Former President Donald Trump is reportedly considering creating a third party in the United States. Such a party, if it comes to fruition, would likely compete with the Republican Party in attempting to court conservative voters in future elections.
The Wall Street Journal was the first to report on Trump’s supposed considerations in creating a third party. According to their reporting, which is based on sources familiar with the matter, the former president might call such an organization the “Patriot Party,” if he indeed decides to move forward with the idea.
Trump’s decision to create a third party might be influenced by his spite toward Republicans after a number of lawmakers and people within the GOP’s ranks expressed their dissatisfaction with his leadership and even blamed him for inciting a mob of loyalists to violently breach the Capitol building earlier this month, to interfere with the process of certifying President Joe Biden’s 2020 presidential election win.

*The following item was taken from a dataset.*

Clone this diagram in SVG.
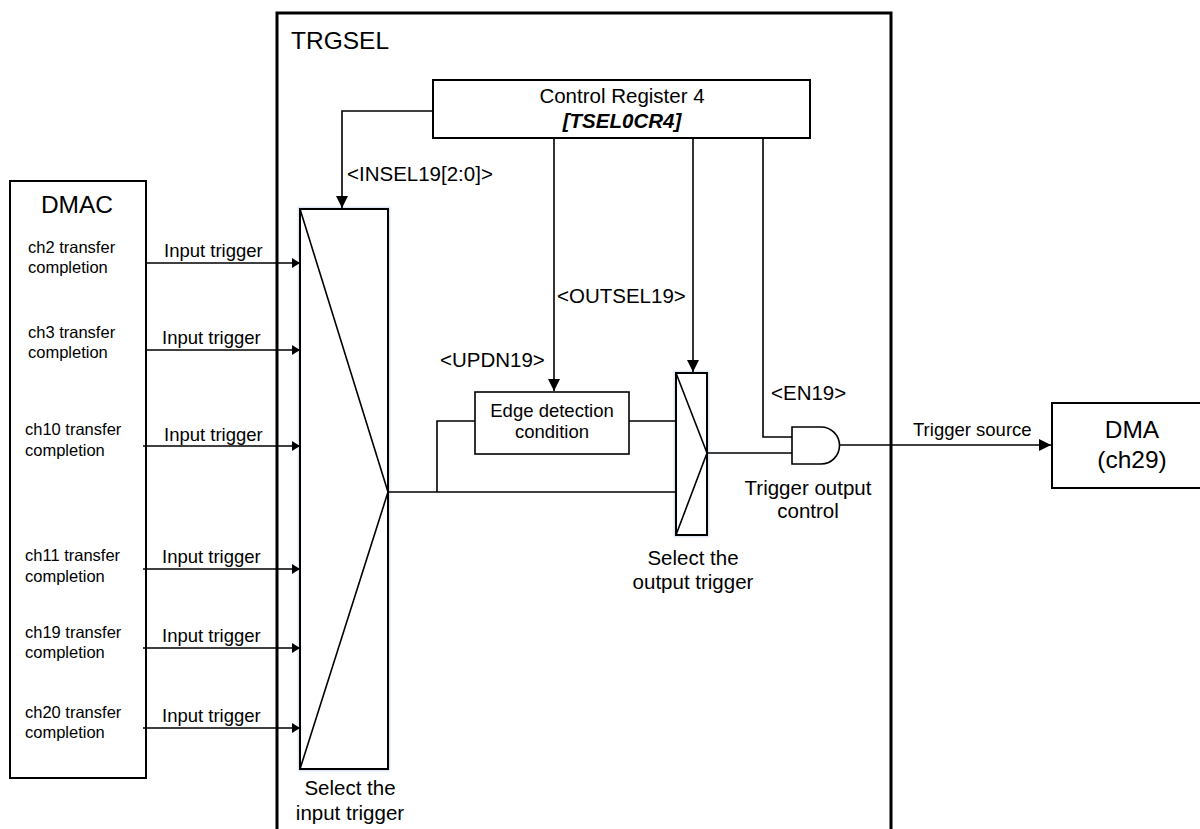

Sen. Mitch McConnell (R-Kentucky), the leader of the Republican caucus in the Senate, finally spoke out against Trump this week, stating in the most direct terms yet that he believed Trump was responsible for what happened at the Capitol on January 6.
“The mob was fed lies. They were provoked by the president and other powerful people,” McConnell said on the Senate floor.
It’s unclear yet what a third party from Trump might look like — if it materializes at all — even whether it would be a true third political party, or just a means for him and his supporters to push a media narrative or provide a means for pushing Trump brand merchandising for the former president, for example.
Third parties have traditionally had a difficult time in producing successful outcomes, as voters tend to gravitate toward one of the two major political parties due to the way U.S. elections are set up. Many believe that supporting a third party candidate might “waste” their vote, as it allows the major political party most out of synch with their views to gain an advantage in “first past the post” elections.
It follows that such concerns might keep Trump from trying to start his own political party. But the former president might also be the very person to inspire normally ardent GOP supporters to take the leap. Support for Trump is strong among Republicans, with polling oftentimes demonstrating that loyalty to the former president is greater than it is for the party itself among right-leaning voters.
There appears to be splintering, too, among Republican lawmakers in Congress. While not saying outright that she’d support a third party created by the former president, Rep. Marjorie Taylor Greene (R-Georgia), a QAnon-believing congresswoman whom Trump himself called a “rising star” in 2020, indicated in a number of tweets on Wednesday that she might be more devoted to him than to the GOP — and that many voters might feel similarly.
“Here’s the warning the GOP needs to hear,” Greene said in her multi-tweet diatribe. “The vast majority of Republican voters, volunteers, and donors are no longer loyal to the GOP, Republican Party, and candidates just because they have an R by their name. Their loyalty now lies with Donald J Trump.”
Greene said that the shift already happened four years ago, after voters “chose an outsider over 16 other Republicans.”
“I have heard from many people over the past few weeks that have told me they will never vote Republican, never donate, or never volunteer again” because they “feel sold out” by Republicans for not fighting harder against President Joe Biden or Democrats in general, Greene added.
Although Trump has not commented publicly on the idea of starting a third party, he did, in his departing words on Wednesday, indicate he would remain part of the U.S. political landscape in the near future.
“I will be watching. I will be listening,” Trump said in his remarks on Wednesday, adding that he would “be back in some form.”